I think the degree to which it is prescriptive depends on the avenue into D&D. In the 3.x era I think you are right: many players (new and returning) came from MMORPGs and it was more of a problem. I think that is less the case with 5E, where lots of players are entering the hobby by way of streaming.
 


Speaking of things that bug me! The MMORPG descriptors of striker, tank, etc (and their variation) making their way into D&D.* I have no issue with describing common roles that emerge in game play, but when the roles become prescriptive instead of descriptive and playing the game without certain roles appears "impossible" instead of "how can I use what is available to me in different ways to overcome this challenge?" it strikes me as limiting, esp. to newer players who adopt that framework.

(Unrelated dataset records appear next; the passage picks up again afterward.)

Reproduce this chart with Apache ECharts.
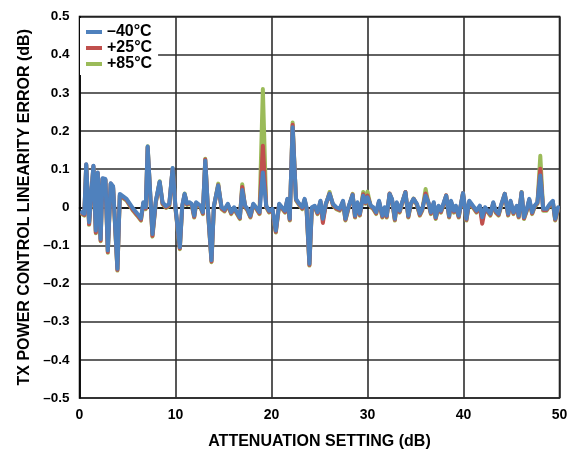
<!DOCTYPE html>
<html><head><meta charset="utf-8">
<script src="https://cdn.jsdelivr.net/npm/echarts@6/dist/echarts.min.js"></script>
<style>html,body{margin:0;padding:0;background:#fff}#c{width:574px;height:455px}</style>
</head><body><div id="c"></div>
<script>
const attenuation = [
 0.25,0.5,0.7,1.0,1.45,1.7,1.9,2.2,2.4,2.7,
 2.95,3.25,3.5,3.95,4.2,4.9,5.6,6.0,6.4,6.65,
 6.9,7.1,7.6,7.95,8.35,8.65,9.0,9.35,9.7,10.0,
 10.45,10.7,10.95,11.2,11.45,11.7,11.95,12.15,12.35,12.6,
 12.85,13.1,13.4,13.75,14.0,14.45,14.8,15.1,15.45,15.8,
 16.1,16.4,16.7,16.95,17.25,17.5,17.8,18.1,18.4,18.75,
 19.1,19.45,19.75,20.1,20.45,20.8,21.1,21.4,21.65,21.9,
 22.2,22.55,22.9,23.2,23.45,23.65,23.95,24.2,24.5,24.8,
 25.1,25.35,25.65,26.05,26.4,26.75,27.1,27.45,27.7,28.0,
 28.45,28.7,28.95,29.2,29.55,29.8,30.0,30.35,30.6,30.9,
 31.2,31.55,31.8,32.0,32.3,32.55,32.85,33.05,33.35,33.6,
 33.95,34.25,34.5,34.8,35.15,35.45,35.7,36.05,36.35,36.6,
 36.9,37.1,37.4,37.65,37.95,38.2,38.5,38.7,39.0,39.2,
 39.5,39.95,40.3,40.6,40.8,41.1,41.35,41.7,41.95,42.25,
 42.55,42.8,43.1,43.35,43.65,43.95,44.3,44.65,44.9,45.2,
 45.55,45.75,46.05,46.3,46.6,46.85,47.15,47.4,47.7,48.0,
 48.3,48.65,49.0,49.3,49.55,49.85
];
const errMinus40 = [
 -0.013,-0.017,0.113,-0.039,0.109,-0.061,0.091,-0.083,0.076,0.074,
 -0.113,0.063,0.055,-0.161,0.035,0.022,-0.004,-0.016,-0.029,0.013,
 0.0,0.159,-0.07,0.017,0.067,0.013,0.003,0.009,0.103,0.0,
 -0.105,0.004,0.035,0.01,0.013,0.009,-0.022,0.013,0.009,0.004,
 -0.013,0.122,-0.013,-0.139,0.004,0.057,0.0,-0.006,0.009,-0.013,
 0.0,-0.013,-0.026,0.045,0.004,-0.004,-0.022,0.009,0.0,-0.013,
 0.091,0.004,-0.009,-0.004,-0.061,0.009,0.0,-0.009,0.022,-0.03,
 0.21,0.022,0.009,0.0,0.022,0.0,-0.148,0.0,0.004,-0.013,
 0.017,-0.03,0.009,0.035,0.009,0.0,-0.004,0.017,-0.03,0.0,
 0.032,-0.022,0.013,-0.017,0.03,0.013,0.026,0.004,0.0,-0.013,
 0.017,-0.022,0.0,-0.022,0.035,0.022,-0.03,0.013,-0.009,0.013,
 0.039,-0.022,0.009,0.022,0.009,-0.017,-0.004,0.03,0.013,-0.013,
 0.013,-0.026,0.004,-0.009,0.013,0.03,-0.022,0.017,-0.009,0.004,
 -0.022,0.037,-0.03,0.017,0.017,0.0,-0.009,0.004,-0.026,0.0,
 -0.009,-0.017,0.013,-0.009,-0.017,0.009,0.035,-0.017,0.017,-0.013,
 0.004,-0.022,0.039,-0.026,-0.004,0.022,-0.013,0.004,0.013,0.083,
 -0.004,-0.004,0.009,0.017,-0.03,0.0
];
const errPlus25 = [
 -0.016,-0.02,0.112,-0.044,0.108,-0.066,0.09,-0.087,0.075,0.072,
 -0.117,0.062,0.053,-0.164,0.032,0.019,-0.008,-0.02,-0.033,0.011,
 -0.003,0.157,-0.075,0.014,0.065,0.01,0.0,0.006,0.101,-0.003,
 -0.108,0.002,0.033,0.008,0.011,0.007,-0.025,0.011,0.007,0.002,
 -0.016,0.125,-0.016,-0.142,0.002,0.058,-0.003,-0.009,0.007,-0.016,
 -0.002,-0.016,-0.029,0.053,0.002,-0.007,-0.025,0.007,-0.002,-0.016,
 0.161,0.002,-0.012,-0.007,-0.064,0.007,-0.002,-0.012,0.02,-0.033,
 0.216,0.02,0.007,-0.003,0.02,-0.003,-0.151,-0.003,0.002,-0.016,
 0.015,-0.041,0.007,0.036,0.007,-0.003,-0.007,0.015,-0.033,-0.003,
 0.033,-0.025,0.011,-0.02,0.034,0.011,0.031,0.002,-0.003,-0.016,
 0.015,-0.025,-0.003,-0.025,0.036,0.02,-0.033,0.011,-0.012,0.011,
 0.04,-0.025,0.007,0.022,0.007,-0.02,-0.007,0.036,0.011,-0.016,
 0.011,-0.029,0.002,-0.012,0.011,0.031,-0.025,0.015,-0.012,0.002,
 -0.025,0.037,-0.033,0.015,0.015,-0.003,-0.012,0.002,-0.043,-0.003,
 -0.012,-0.02,0.011,-0.012,-0.02,0.007,0.035,-0.02,0.015,-0.016,
 0.002,-0.025,0.039,-0.029,-0.007,0.02,-0.016,0.002,0.011,0.101,
 -0.007,-0.007,0.007,0.015,-0.033,-0.003
];
const errPlus85 = [
 -0.018,-0.022,0.11,-0.046,0.106,-0.068,0.088,-0.089,0.073,0.07,
 -0.119,0.06,0.05,-0.166,0.03,0.017,-0.01,-0.022,-0.035,0.009,
 -0.005,0.16,-0.077,0.012,0.068,0.008,-0.002,0.004,0.102,-0.005,
 -0.11,0.0,0.036,0.006,0.009,0.005,-0.027,0.009,0.005,0.0,
 -0.018,0.127,-0.018,-0.144,0.0,0.062,-0.005,-0.011,0.005,-0.018,
 -0.004,-0.018,-0.031,0.06,0.0,-0.009,-0.027,0.005,-0.004,-0.018,
 0.31,0.0,-0.014,-0.009,-0.066,0.005,-0.004,-0.014,0.018,-0.035,
 0.222,0.018,0.005,-0.005,0.018,-0.005,-0.153,-0.005,0.0,-0.018,
 0.013,-0.033,0.005,0.04,0.005,-0.005,-0.009,0.013,-0.035,-0.005,
 0.035,-0.027,0.009,-0.022,0.04,0.009,0.041,0.0,-0.005,-0.018,
 0.013,-0.027,-0.005,-0.027,0.036,0.018,-0.035,0.009,-0.014,0.009,
 0.04,-0.027,0.005,0.023,0.005,-0.022,-0.009,0.048,0.009,-0.018,
 0.009,-0.031,0.0,-0.014,0.009,0.031,-0.027,0.013,-0.014,0.0,
 -0.027,0.037,-0.035,0.013,0.013,-0.005,-0.014,0.0,-0.032,-0.005,
 -0.014,-0.022,0.009,-0.014,-0.022,0.005,0.035,-0.022,0.013,-0.018,
 0.0,-0.027,0.04,-0.031,-0.009,0.018,-0.018,0.0,0.009,0.135,
 -0.009,-0.009,0.005,0.013,-0.035,-0.005
];
const seriesNames = ['\u201340\u00B0C', '+25\u00B0C', '+85\u00B0C'];
const yTickLabels = ['\u20130.5','\u20130.4','\u20130.3','\u20130.2','\u20130.1','0','0.1','0.2','0.3','0.4','0.5'];
const xTickLabels = ['0','10','20','30','40','50'];

const FONT = '"Liberation Sans", Arial, sans-serif';
const chart = echarts.init(document.getElementById('c'), null, {renderer: 'canvas'});
const toPairs = arr => attenuation.map((x, i) => [x, arr[i]]);
const mkSeries = (name, arr, color, z) => ({
  name, type: 'line', data: toPairs(arr), showSymbol: false, symbol: 'none',
  lineStyle: {color, width: 4, join: 'round', cap: 'round'}, itemStyle: {color}, z
});
chart.setOption({
  animation: false,
  grid: {left: 79.5, top: 16.5, width: 480, height: 385, show: true, borderColor: '#000', borderWidth: 1.5, backgroundColor: 'transparent'},
  legend: {
    orient: 'vertical', left: 80, top: 18, padding: [6, 6, 3, 6], itemGap: 0,
    backgroundColor: '#fff', icon: 'rect', itemWidth: 16, itemHeight: 4,
    data: seriesNames,
    textStyle: {fontFamily: FONT, fontWeight: 'bold', fontSize: 16, color: '#000', lineHeight: 15}
  },
  xAxis: {
    type: 'value', min: 0, max: 50, interval: 10,
    axisLine: {lineStyle: {color: '#000', width: 1.5}}, axisTick: {show: false},
    splitLine: {lineStyle: {color: '#2e2e2e', width: 1.6}},
    axisLabel: {margin: 10, fontFamily: FONT, fontWeight: 'bold', fontSize: 14, color: '#000',
      formatter: v => xTickLabels[Math.round(v / 10)]},
    name: 'ATTENUATION SETTING (dB)', nameLocation: 'middle', nameGap: 36,
    nameTextStyle: {fontFamily: FONT, fontWeight: 'bold', fontSize: 16, color: '#000'}
  },
  yAxis: {
    type: 'value', min: -0.5, max: 0.5, interval: 0.1,
    axisLine: {lineStyle: {color: '#000', width: 1.5}}, axisTick: {show: false},
    splitLine: {lineStyle: {color: '#2e2e2e', width: 1.6}},
    axisLabel: {margin: 10, fontFamily: FONT, fontWeight: 'bold', fontSize: 13.5, color: '#000',
      formatter: v => yTickLabels[Math.round((v + 0.5) * 10)]},
    name: 'TX POWER CONTROL LINEARITY ERROR (dB)', nameLocation: 'middle', nameGap: 45,
    nameTextStyle: {fontFamily: FONT, fontWeight: 'bold', fontSize: 16, color: '#000'}
  },
  series: [
    mkSeries(seriesNames[2], errPlus85, '#9bbb59', 2),
    mkSeries(seriesNames[1], errPlus25, '#c0504d', 3),
    mkSeries(seriesNames[0], errMinus40, '#4f81bd', 4)
  ]
});
</script></body></html>
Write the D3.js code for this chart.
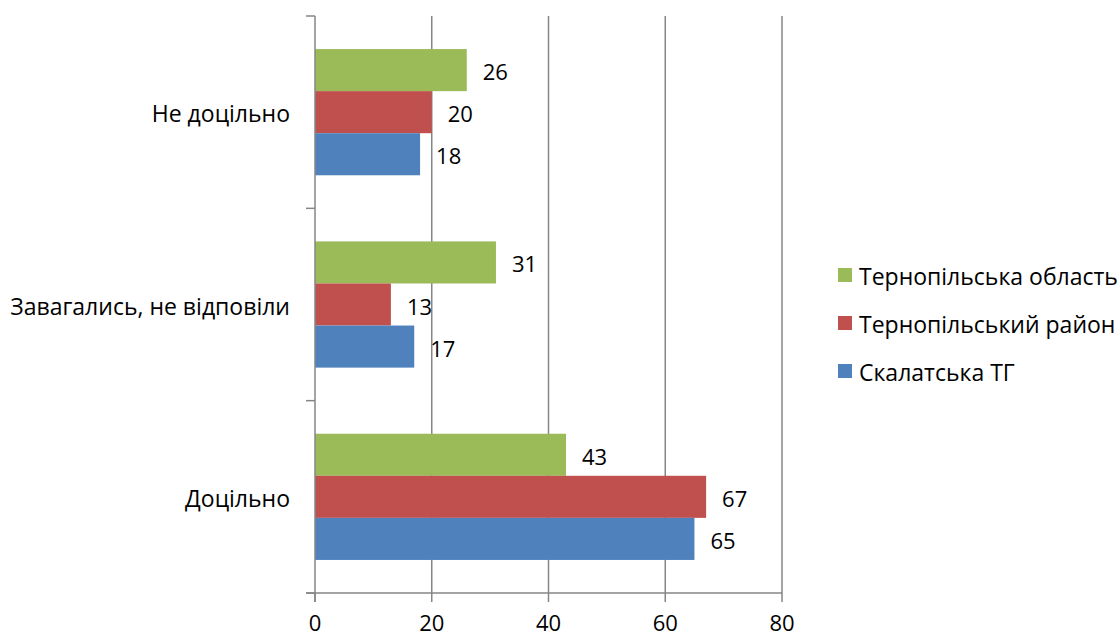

*at least that is how I remember it. It could be these roles pre-date stuff like WoW, but I never heard them until after - and certainly MMORPGs helped spread that nomenclature.

I had a PC in the early 90s called "Tank" because he was a heavily armor fighter. It seemed like the term was pretty wide spread, so at least some of it predates MMOs.
 

I was curious about the origin of some of the other terms, and happened to google "striker" first. from EtymologyOnline

striker (n.)​
late 14c., "vagabond," agent noun from strike (v.). From mid-15c. as "coiner;" 1580s as "fighter;" 1850 as "worker on strike;" 1963 as a soccer position.​

So I guess the term striker does seem to precede MMOs just a bit. Like, by a little over 500 years. ;)
 

8 stats would probably fix most of the balance issues: Strength, Dexterity, Agility, Constitution, Intelligence, Willpower, Perception, Charisma.

I'd go with a different list, with each ability:

  • Prowess (strength + constitution, athetism etc), Save: M
  • Agility (speed and finesse fighting),
  • Willpower (mix charisma and wisdom)
  • Precision (Archery, lockpicking)
  • Perception (senses, Initiative etc)
  • Cunning (bluffing, intelligence stuff, disguise etc),

and a Magic or Power stat only for spellcasters. All spellcasters have this for spellcasting ability.